* begin *
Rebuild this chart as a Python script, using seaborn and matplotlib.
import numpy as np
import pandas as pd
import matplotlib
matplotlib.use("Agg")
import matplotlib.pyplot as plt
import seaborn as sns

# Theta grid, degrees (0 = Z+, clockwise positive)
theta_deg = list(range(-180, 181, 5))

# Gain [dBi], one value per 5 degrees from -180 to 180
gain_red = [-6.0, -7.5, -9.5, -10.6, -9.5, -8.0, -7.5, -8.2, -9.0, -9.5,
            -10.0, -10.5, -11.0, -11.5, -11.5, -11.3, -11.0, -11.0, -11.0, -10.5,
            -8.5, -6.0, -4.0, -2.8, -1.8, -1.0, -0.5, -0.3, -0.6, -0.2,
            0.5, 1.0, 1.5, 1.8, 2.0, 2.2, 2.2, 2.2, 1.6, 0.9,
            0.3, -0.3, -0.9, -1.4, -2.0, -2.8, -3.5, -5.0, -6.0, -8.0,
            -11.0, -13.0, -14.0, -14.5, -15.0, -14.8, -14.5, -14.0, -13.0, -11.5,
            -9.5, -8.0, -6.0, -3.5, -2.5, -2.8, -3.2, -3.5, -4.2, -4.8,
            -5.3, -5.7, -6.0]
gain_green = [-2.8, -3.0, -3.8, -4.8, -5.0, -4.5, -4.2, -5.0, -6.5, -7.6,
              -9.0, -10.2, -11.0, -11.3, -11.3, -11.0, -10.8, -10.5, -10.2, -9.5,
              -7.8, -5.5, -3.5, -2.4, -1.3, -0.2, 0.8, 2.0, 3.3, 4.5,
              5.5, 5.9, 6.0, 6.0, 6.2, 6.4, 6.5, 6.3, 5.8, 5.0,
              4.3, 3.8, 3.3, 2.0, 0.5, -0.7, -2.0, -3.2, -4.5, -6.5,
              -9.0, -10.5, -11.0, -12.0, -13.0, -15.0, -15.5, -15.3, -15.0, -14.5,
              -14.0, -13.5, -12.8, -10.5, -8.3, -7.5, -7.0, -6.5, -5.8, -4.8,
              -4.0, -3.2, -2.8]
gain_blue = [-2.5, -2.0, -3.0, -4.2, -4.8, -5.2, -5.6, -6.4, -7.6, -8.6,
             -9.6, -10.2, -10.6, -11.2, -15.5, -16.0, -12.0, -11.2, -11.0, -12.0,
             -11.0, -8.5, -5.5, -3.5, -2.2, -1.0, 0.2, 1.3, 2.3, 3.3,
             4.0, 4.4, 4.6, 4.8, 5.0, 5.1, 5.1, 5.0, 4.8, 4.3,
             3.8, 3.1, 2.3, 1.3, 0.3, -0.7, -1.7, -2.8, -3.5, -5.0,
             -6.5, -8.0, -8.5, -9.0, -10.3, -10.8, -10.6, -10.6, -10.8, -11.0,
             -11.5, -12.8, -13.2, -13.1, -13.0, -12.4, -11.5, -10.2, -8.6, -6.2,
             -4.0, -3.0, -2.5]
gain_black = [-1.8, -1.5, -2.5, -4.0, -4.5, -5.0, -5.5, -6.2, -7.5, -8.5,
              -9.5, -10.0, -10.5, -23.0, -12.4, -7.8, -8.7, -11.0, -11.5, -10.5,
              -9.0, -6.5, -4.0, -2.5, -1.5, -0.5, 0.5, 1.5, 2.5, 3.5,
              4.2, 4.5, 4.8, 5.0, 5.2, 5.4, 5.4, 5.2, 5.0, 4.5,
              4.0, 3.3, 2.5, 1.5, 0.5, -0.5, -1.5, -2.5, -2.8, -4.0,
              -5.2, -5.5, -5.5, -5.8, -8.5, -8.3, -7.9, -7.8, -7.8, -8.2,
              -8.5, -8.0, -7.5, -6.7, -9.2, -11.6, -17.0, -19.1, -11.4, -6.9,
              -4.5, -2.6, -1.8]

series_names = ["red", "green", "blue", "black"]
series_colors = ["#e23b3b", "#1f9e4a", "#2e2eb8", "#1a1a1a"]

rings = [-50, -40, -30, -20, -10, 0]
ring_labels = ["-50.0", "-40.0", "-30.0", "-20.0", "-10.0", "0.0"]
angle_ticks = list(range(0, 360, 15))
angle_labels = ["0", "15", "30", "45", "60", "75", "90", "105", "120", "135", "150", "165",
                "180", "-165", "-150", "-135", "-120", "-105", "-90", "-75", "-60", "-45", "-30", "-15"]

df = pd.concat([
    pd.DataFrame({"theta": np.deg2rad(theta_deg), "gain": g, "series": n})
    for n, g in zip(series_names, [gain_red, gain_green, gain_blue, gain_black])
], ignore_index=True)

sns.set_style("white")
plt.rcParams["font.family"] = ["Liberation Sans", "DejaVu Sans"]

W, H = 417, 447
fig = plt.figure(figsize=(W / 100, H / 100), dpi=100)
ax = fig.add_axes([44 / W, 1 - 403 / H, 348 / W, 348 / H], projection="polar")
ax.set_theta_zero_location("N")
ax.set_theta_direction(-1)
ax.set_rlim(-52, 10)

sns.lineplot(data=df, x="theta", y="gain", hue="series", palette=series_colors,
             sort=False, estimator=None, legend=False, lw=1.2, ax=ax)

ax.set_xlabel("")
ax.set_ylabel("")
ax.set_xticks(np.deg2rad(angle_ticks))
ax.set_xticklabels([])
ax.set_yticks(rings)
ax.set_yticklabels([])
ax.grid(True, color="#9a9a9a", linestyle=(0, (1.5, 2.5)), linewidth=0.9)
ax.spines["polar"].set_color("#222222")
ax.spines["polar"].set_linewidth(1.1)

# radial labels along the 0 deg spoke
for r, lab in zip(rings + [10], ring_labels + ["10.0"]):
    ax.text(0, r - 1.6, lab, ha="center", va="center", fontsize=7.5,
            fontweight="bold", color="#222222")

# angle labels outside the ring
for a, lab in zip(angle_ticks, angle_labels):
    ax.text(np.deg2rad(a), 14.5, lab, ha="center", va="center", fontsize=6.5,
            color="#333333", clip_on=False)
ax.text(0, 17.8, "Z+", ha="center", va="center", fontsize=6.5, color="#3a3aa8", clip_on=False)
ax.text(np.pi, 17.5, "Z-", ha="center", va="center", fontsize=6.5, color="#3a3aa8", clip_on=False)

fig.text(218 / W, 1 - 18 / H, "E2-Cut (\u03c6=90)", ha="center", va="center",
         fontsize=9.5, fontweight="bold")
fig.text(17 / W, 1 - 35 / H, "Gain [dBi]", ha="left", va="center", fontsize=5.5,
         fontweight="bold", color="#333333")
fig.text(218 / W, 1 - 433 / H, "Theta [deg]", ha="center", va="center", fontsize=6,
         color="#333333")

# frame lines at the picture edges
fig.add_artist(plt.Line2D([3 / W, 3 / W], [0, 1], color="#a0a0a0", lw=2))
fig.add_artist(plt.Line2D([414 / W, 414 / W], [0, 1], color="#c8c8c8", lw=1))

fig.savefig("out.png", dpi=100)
* end *
Short problem:
Nothing in the listing may be changed; retype it all exactly.

Complete response:
Rebuild this chart as a Python script, using seaborn and matplotlib.
import numpy as np
import pandas as pd
import matplotlib
matplotlib.use("Agg")
import matplotlib.pyplot as plt
import seaborn as sns

# Theta grid, degrees (0 = Z+, clockwise positive)
theta_deg = list(range(-180, 181, 5))

# Gain [dBi], one value per 5 degrees from -180 to 180
gain_red = [-6.0, -7.5, -9.5, -10.6, -9.5, -8.0, -7.5, -8.2, -9.0, -9.5,
            -10.0, -10.5, -11.0, -11.5, -11.5, -11.3, -11.0, -11.0, -11.0, -10.5,
            -8.5, -6.0, -4.0, -2.8, -1.8, -1.0, -0.5, -0.3, -0.6, -0.2,
            0.5, 1.0, 1.5, 1.8, 2.0, 2.2, 2.2, 2.2, 1.6, 0.9,
            0.3, -0.3, -0.9, -1.4, -2.0, -2.8, -3.5, -5.0, -6.0, -8.0,
            -11.0, -13.0, -14.0, -14.5, -15.0, -14.8, -14.5, -14.0, -13.0, -11.5,
            -9.5, -8.0, -6.0, -3.5, -2.5, -2.8, -3.2, -3.5, -4.2, -4.8,
            -5.3, -5.7, -6.0]
gain_green = [-2.8, -3.0, -3.8, -4.8, -5.0, -4.5, -4.2, -5.0, -6.5, -7.6,
              -9.0, -10.2, -11.0, -11.3, -11.3, -11.0, -10.8, -10.5, -10.2, -9.5,
              -7.8, -5.5, -3.5, -2.4, -1.3, -0.2, 0.8, 2.0, 3.3, 4.5,
              5.5, 5.9, 6.0, 6.0, 6.2, 6.4, 6.5, 6.3, 5.8, 5.0,
              4.3, 3.8, 3.3, 2.0, 0.5, -0.7, -2.0, -3.2, -4.5, -6.5,
              -9.0, -10.5, -11.0, -12.0, -13.0, -15.0, -15.5, -15.3, -15.0, -14.5,
              -14.0, -13.5, -12.8, -10.5, -8.3, -7.5, -7.0, -6.5, -5.8, -4.8,
              -4.0, -3.2, -2.8]
gain_blue = [-2.5, -2.0, -3.0, -4.2, -4.8, -5.2, -5.6, -6.4, -7.6, -8.6,
             -9.6, -10.2, -10.6, -11.2, -15.5, -16.0, -12.0, -11.2, -11.0, -12.0,
             -11.0, -8.5, -5.5, -3.5, -2.2, -1.0, 0.2, 1.3, 2.3, 3.3,
             4.0, 4.4, 4.6, 4.8, 5.0, 5.1, 5.1, 5.0, 4.8, 4.3,
             3.8, 3.1, 2.3, 1.3, 0.3, -0.7, -1.7, -2.8, -3.5, -5.0,
             -6.5, -8.0, -8.5, -9.0, -10.3, -10.8, -10.6, -10.6, -10.8, -11.0,
             -11.5, -12.8, -13.2, -13.1, -13.0, -12.4, -11.5, -10.2, -8.6, -6.2,
             -4.0, -3.0, -2.5]
gain_black = [-1.8, -1.5, -2.5, -4.0, -4.5, -5.0, -5.5, -6.2, -7.5, -8.5,
              -9.5, -10.0, -10.5, -23.0, -12.4, -7.8, -8.7, -11.0, -11.5, -10.5,
              -9.0, -6.5, -4.0, -2.5, -1.5, -0.5, 0.5, 1.5, 2.5, 3.5,
              4.2, 4.5, 4.8, 5.0, 5.2, 5.4, 5.4, 5.2, 5.0, 4.5,
              4.0, 3.3, 2.5, 1.5, 0.5, -0.5, -1.5, -2.5, -2.8, -4.0,
              -5.2, -5.5, -5.5, -5.8, -8.5, -8.3, -7.9, -7.8, -7.8, -8.2,
              -8.5, -8.0, -7.5, -6.7, -9.2, -11.6, -17.0, -19.1, -11.4, -6.9,
              -4.5, -2.6, -1.8]

series_names = ["red", "green", "blue", "black"]
series_colors = ["#e23b3b", "#1f9e4a", "#2e2eb8", "#1a1a1a"]

rings = [-50, -40, -30, -20, -10, 0]
ring_labels = ["-50.0", "-40.0", "-30.0", "-20.0", "-10.0", "0.0"]
angle_ticks = list(range(0, 360, 15))
angle_labels = ["0", "15", "30", "45", "60", "75", "90", "105", "120", "135", "150", "165",
                "180", "-165", "-150", "-135", "-120", "-105", "-90", "-75", "-60", "-45", "-30", "-15"]

df = pd.concat([
    pd.DataFrame({"theta": np.deg2rad(theta_deg), "gain": g, "series": n})
    for n, g in zip(series_names, [gain_red, gain_green, gain_blue, gain_black])
], ignore_index=True)

sns.set_style("white")
plt.rcParams["font.family"] = ["Liberation Sans", "DejaVu Sans"]

W, H = 417, 447
fig = plt.figure(figsize=(W / 100, H / 100), dpi=100)
ax = fig.add_axes([44 / W, 1 - 403 / H, 348 / W, 348 / H], projection="polar")
ax.set_theta_zero_location("N")
ax.set_theta_direction(-1)
ax.set_rlim(-52, 10)

sns.lineplot(data=df, x="theta", y="gain", hue="series", palette=series_colors,
             sort=False, estimator=None, legend=False, lw=1.2, ax=ax)

ax.set_xlabel("")
ax.set_ylabel("")
ax.set_xticks(np.deg2rad(angle_ticks))
ax.set_xticklabels([])
ax.set_yticks(rings)
ax.set_yticklabels([])
ax.grid(True, color="#9a9a9a", linestyle=(0, (1.5, 2.5)), linewidth=0.9)
ax.spines["polar"].set_color("#222222")
ax.spines["polar"].set_linewidth(1.1)

# radial labels along the 0 deg spoke
for r, lab in zip(rings + [10], ring_labels + ["10.0"]):
    ax.text(0, r - 1.6, lab, ha="center", va="center", fontsize=7.5,
            fontweight="bold", color="#222222")

# angle labels outside the ring
for a, lab in zip(angle_ticks, angle_labels):
    ax.text(np.deg2rad(a), 14.5, lab, ha="center", va="center", fontsize=6.5,
            color="#333333", clip_on=False)
ax.text(0, 17.8, "Z+", ha="center", va="center", fontsize=6.5, color="#3a3aa8", clip_on=False)
ax.text(np.pi, 17.5, "Z-", ha="center", va="center", fontsize=6.5, color="#3a3aa8", clip_on=False)

fig.text(218 / W, 1 - 18 / H, "E2-Cut (\u03c6=90)", ha="center", va="center",
         fontsize=9.5, fontweight="bold")
fig.text(17 / W, 1 - 35 / H, "Gain [dBi]", ha="left", va="center", fontsize=5.5,
         fontweight="bold", color="#333333")
fig.text(218 / W, 1 - 433 / H, "Theta [deg]", ha="center", va="center", fontsize=6,
         color="#333333")

# frame lines at the picture edges
fig.add_artist(plt.Line2D([3 / W, 3 / W], [0, 1], color="#a0a0a0", lw=2))
fig.add_artist(plt.Line2D([414 / W, 414 / W], [0, 1], color="#c8c8c8", lw=1))

fig.savefig("out.png", dpi=100)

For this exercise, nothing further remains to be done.